I went to see my colleague Andy Delbanco read from his new book Melville :His World and Work, and it was really excellent: I can't wait to read it. I love biographies of writers, though I don't seem to have been reading many of them this past year or so. The book's been getting fantastic reviews all over the place, including a very favorable and thoughtful piece by Frederick Crews in the New York Review of Books (subscription only) which includes some useful discussion of Delbanco's work on Melville in relation to the field of American Studies. (In short, Crews calls it "an eclectic, humane, historically grounded tribute to Melville's best achievements and a moving account of the troubles that closed in on him" that "quietly but knowingly goes against the academic grain.") And I gather we are to expect an interview soon with Robert Birnbaum; I expect I'll link when it's up.

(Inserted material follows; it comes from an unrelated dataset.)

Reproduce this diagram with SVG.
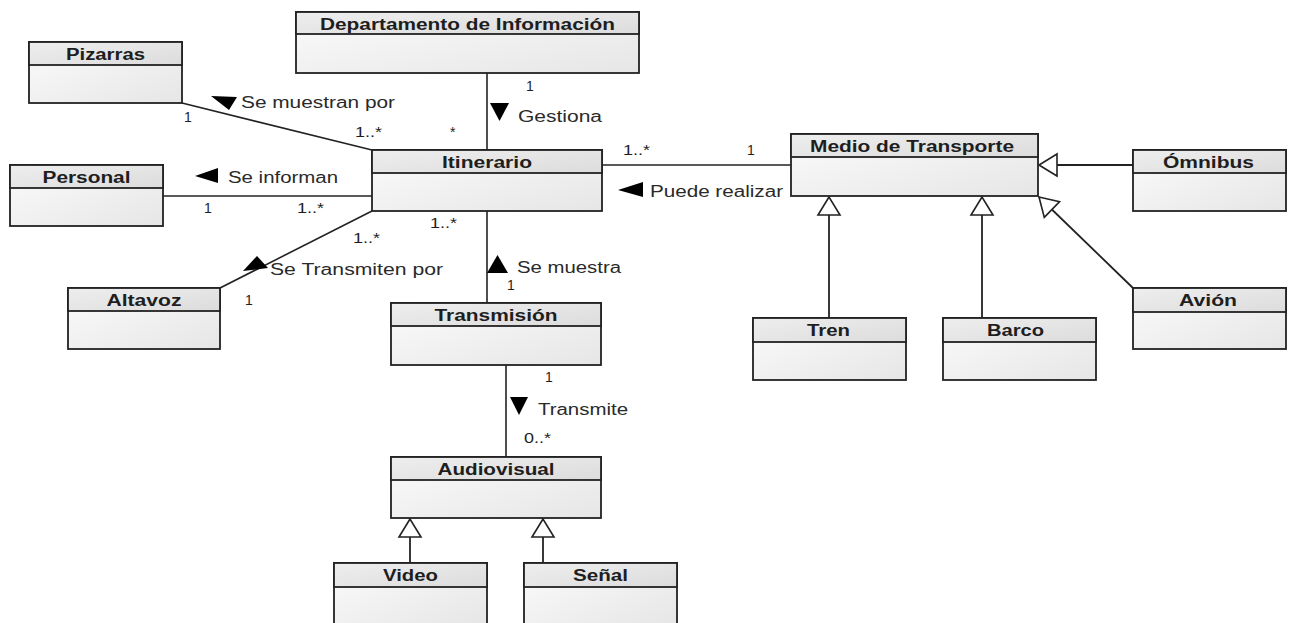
<svg xmlns="http://www.w3.org/2000/svg" width="1289" height="623" viewBox="0 0 1289 623">
  <defs>
    <linearGradient id="hdr" x1="0" y1="0" x2="1" y2="1">
      <stop offset="0" stop-color="#eeeeee"/>
      <stop offset="1" stop-color="#dcdcdc"/>
    </linearGradient>
    <linearGradient id="body" x1="0" y1="0" x2="1" y2="1">
      <stop offset="0" stop-color="#fbfbfb"/>
      <stop offset="1" stop-color="#e6e6e6"/>
    </linearGradient>
    <marker id="gen" markerUnits="userSpaceOnUse" markerWidth="24" markerHeight="26" viewBox="0 0 24 26" refX="20" refY="13" orient="auto">
      <polygon points="20,13 2,2 2,24" fill="#fff" stroke="#222" stroke-width="1.6"/>
    </marker>
  </defs>
  <style>
    .box rect.b { fill: url(#body); stroke: #222; stroke-width: 1.8; }
    .box rect.h { fill: url(#hdr); stroke: #222; stroke-width: 1.8; }
    .box text { font-family: "Liberation Sans", Arial, sans-serif; font-weight: bold; font-size: 16px; fill: #1e1e1e; text-anchor: middle; }
    .lbl { font-family: "Liberation Sans", Arial, sans-serif; font-size: 16px; fill: #2a2a2a; }
    .mul { font-family: "Liberation Sans", Arial, sans-serif; font-size: 14px; fill: #1e1e1e; }
    .assoc { stroke: #222; stroke-width: 1.6; fill: none; }
    .gen { stroke: #222; stroke-width: 1.8; fill: none; marker-end: url(#gen); }
    .dir { fill: #000; }
  </style>

  <rect width="1289" height="623" fill="#fff"/>

  <!-- connectors: associations, generalizations, direction markers, roles and multiplicities -->
  <g id="connectors">
    <line class="assoc" x1="487" y1="73" x2="487" y2="150"/>
    <line class="assoc" x1="182" y1="103" x2="372" y2="150"/>
    <line class="assoc" x1="163" y1="196" x2="372" y2="196"/>
    <line class="assoc" x1="220" y1="288" x2="372" y2="211"/>
    <line class="assoc" x1="487" y1="211" x2="487" y2="303"/>
    <line class="assoc" x1="602" y1="165" x2="791" y2="165"/>
    <line class="assoc" x1="506" y1="365" x2="506" y2="457"/>

    <line class="gen" x1="1133" y1="165" x2="1039" y2="165"/>
    <line class="gen" x1="829" y1="318" x2="829" y2="197"/>
    <line class="gen" x1="982" y1="318" x2="982" y2="197"/>
    <line class="gen" x1="1133" y1="288" x2="1039" y2="197"/>
    <line class="gen" x1="410" y1="563" x2="410" y2="519"/>
    <line class="gen" x1="543" y1="563" x2="543" y2="519"/>

    <polygon class="dir" points="211,96 237,97 229,110"/>
    <polygon class="dir" points="490,103 509,103 499.5,121"/>
    <polygon class="dir" points="195,176 218,168 218,183"/>
    <polygon class="dir" points="618,190 643,182 643,197"/>
    <polygon class="dir" points="243,271 257,256 268,268"/>
    <polygon class="dir" points="497.5,255 487,273 508,273"/>
    <polygon class="dir" points="510,397 528,397 519,415"/>

    <text class="lbl" x="241" y="108" textLength="154" lengthAdjust="spacingAndGlyphs">Se muestran por</text>
    <text class="lbl" x="518" y="122" textLength="84" lengthAdjust="spacingAndGlyphs">Gestiona</text>
    <text class="lbl" x="228" y="183" textLength="110" lengthAdjust="spacingAndGlyphs">Se informan</text>
    <text class="lbl" x="650" y="197" textLength="133" lengthAdjust="spacingAndGlyphs">Puede realizar</text>
    <text class="lbl" x="270" y="275" textLength="173" lengthAdjust="spacingAndGlyphs">Se Transmiten por</text>
    <text class="lbl" x="517" y="273" textLength="104" lengthAdjust="spacingAndGlyphs">Se muestra</text>
    <text class="lbl" x="538" y="415" textLength="90" lengthAdjust="spacingAndGlyphs">Transmite</text>

    <text class="mul" x="184" y="122">1</text>
    <text class="mul" x="355" y="137" textLength="27" lengthAdjust="spacingAndGlyphs">1..*</text>
    <text class="mul" x="450" y="137">*</text>
    <text class="mul" x="526" y="91">1</text>
    <text class="mul" x="204" y="213">1</text>
    <text class="mul" x="297" y="213" textLength="27" lengthAdjust="spacingAndGlyphs">1..*</text>
    <text class="mul" x="353" y="243" textLength="27" lengthAdjust="spacingAndGlyphs">1..*</text>
    <text class="mul" x="245" y="305">1</text>
    <text class="mul" x="430" y="228" textLength="27" lengthAdjust="spacingAndGlyphs">1..*</text>
    <text class="mul" x="507" y="290">1</text>
    <text class="mul" x="623" y="155" textLength="27" lengthAdjust="spacingAndGlyphs">1..*</text>
    <text class="mul" x="747" y="155">1</text>
    <text class="mul" x="545" y="382">1</text>
    <text class="mul" x="524" y="443" textLength="27" lengthAdjust="spacingAndGlyphs">0..*</text>
  </g>

  <!-- classes -->
  <g id="departamento" class="box">
    <rect class="b" x="296" y="12" width="343" height="61"/>
    <rect class="h" x="296" y="12" width="343" height="22"/>
    <text x="467.5" y="30" textLength="295" lengthAdjust="spacingAndGlyphs">Departamento de Información</text>
  </g>
  <g id="pizarras" class="box">
    <rect class="b" x="29" y="42" width="153" height="61"/>
    <rect class="h" x="29" y="42" width="153" height="23"/>
    <text x="105.5" y="60" textLength="79" lengthAdjust="spacingAndGlyphs">Pizarras</text>
  </g>
  <g id="personal" class="box">
    <rect class="b" x="10" y="165" width="153" height="61"/>
    <rect class="h" x="10" y="165" width="153" height="23"/>
    <text x="86.5" y="183" textLength="88" lengthAdjust="spacingAndGlyphs">Personal</text>
  </g>
  <g id="itinerario" class="box">
    <rect class="b" x="372" y="150" width="230" height="61"/>
    <rect class="h" x="372" y="150" width="230" height="23"/>
    <text x="487" y="168" textLength="90" lengthAdjust="spacingAndGlyphs">Itinerario</text>
  </g>
  <g id="altavoz" class="box">
    <rect class="b" x="68" y="288" width="152" height="61"/>
    <rect class="h" x="68" y="288" width="152" height="23"/>
    <text x="144" y="306" textLength="75" lengthAdjust="spacingAndGlyphs">Altavoz</text>
  </g>
  <g id="transmision" class="box">
    <rect class="b" x="391" y="303" width="210" height="62"/>
    <rect class="h" x="391" y="303" width="210" height="23"/>
    <text x="496" y="321" textLength="123" lengthAdjust="spacingAndGlyphs">Transmisión</text>
  </g>
  <g id="audiovisual" class="box">
    <rect class="b" x="391" y="457" width="210" height="61"/>
    <rect class="h" x="391" y="457" width="210" height="23"/>
    <text x="496" y="475" textLength="117" lengthAdjust="spacingAndGlyphs">Audiovisual</text>
  </g>
  <g id="video" class="box">
    <rect class="b" x="334" y="563" width="153" height="62"/>
    <rect class="h" x="334" y="563" width="153" height="24"/>
    <text x="410.5" y="581" textLength="55" lengthAdjust="spacingAndGlyphs">Video</text>
  </g>
  <g id="senal" class="box">
    <rect class="b" x="524" y="563" width="153" height="62"/>
    <rect class="h" x="524" y="563" width="153" height="24"/>
    <text x="600.5" y="581" textLength="55" lengthAdjust="spacingAndGlyphs">Señal</text>
  </g>
  <g id="medio-transporte" class="box">
    <rect class="b" x="791" y="134" width="247" height="62"/>
    <rect class="h" x="791" y="134" width="247" height="23"/>
    <text x="912" y="152" textLength="204" lengthAdjust="spacingAndGlyphs">Medio de Transporte</text>
  </g>
  <g id="omnibus" class="box">
    <rect class="b" x="1133" y="150" width="153" height="61"/>
    <rect class="h" x="1133" y="150" width="153" height="23"/>
    <text x="1208.5" y="168" textLength="91" lengthAdjust="spacingAndGlyphs">Ómnibus</text>
  </g>
  <g id="avion" class="box">
    <rect class="b" x="1133" y="288" width="153" height="61"/>
    <rect class="h" x="1133" y="288" width="153" height="24"/>
    <text x="1208" y="306" textLength="58" lengthAdjust="spacingAndGlyphs">Avión</text>
  </g>
  <g id="tren" class="box">
    <rect class="b" x="753" y="318" width="153" height="62"/>
    <rect class="h" x="753" y="318" width="153" height="24"/>
    <text x="828.5" y="336" textLength="43" lengthAdjust="spacingAndGlyphs">Tren</text>
  </g>
  <g id="barco" class="box">
    <rect class="b" x="943" y="318" width="153" height="62"/>
    <rect class="h" x="943" y="318" width="153" height="24"/>
    <text x="1015.5" y="336" textLength="57" lengthAdjust="spacingAndGlyphs">Barco</text>
  </g>
</svg>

Hearing Andy talk about Melville acutely reminded me of my experience of reading Moby Dick the summer after my first year of grad school. (I think I already posted about this recently, so apologies for the repetition.) I had always vaguely lumped it with Conrad's sea stories, which I don't really like at all, and imagined it must be a rather off-putting tome; but a year at Yale had given me some vague shame at not having read it and I thought I might as well read it over the summer when I wasn't doing coursework. Imagine my shock when I started reading and discovered that it was THE MOST AMAZING BOOK IN THE WORLD. It made me really, really angry that nobody had told me this before--it's a book that comes with a sort of "it's not enjoyable, but it's good for you" horrible medicinal flavor, and yet that is so incredibly unfair; it is the craziest and most demented and most enjoyable novel imaginable, really. I loved all the whaling stuff, that's exactly my kind of thing (expert knowledge!), but I had seriously had no idea how much of Shakespeare there was in it (I love Shakespeare) and how much of Melville there is in Pynchon and . . . you get the idea. I fell in love with it, in short, just as I had with Paradise Lost earlier that year. And I bemoaned the state of affairs that had let me get an excellent education with a strong emphasis on literature without anyone having ever suggested that I might like Milton or Melville.

I think we're due for a massive Melville revival. Carrie's been reading Delbanco in preparation for tackling Moby Dick, and Laura Lippman's talking about rereading Moby Dick. Good stuff.

1 comment:

  1. Geez, I better get on my horse and get my chat with Andrew Delbanco up post-haste.

    I suppose like many people, I have not read Moby Dick. But I actually was reading a very bad children's version to my son and we decided to watch the recent version of the movie (with Patrick Stewart) which I thought was awful, but my 7 yr old boy hung with it. So he may end up reading the book before I do

    I also started to listen to it on my drive back & forth from Exeter to Boston and was very impressed with the way Melvile looks at the world. But alas I don't forsee a big enough break in my required reading to
    attempt the big whale tale. As a consolation though, I put the recent Melville House reissue of Bartelby the Scrivner on my To Be Read mound.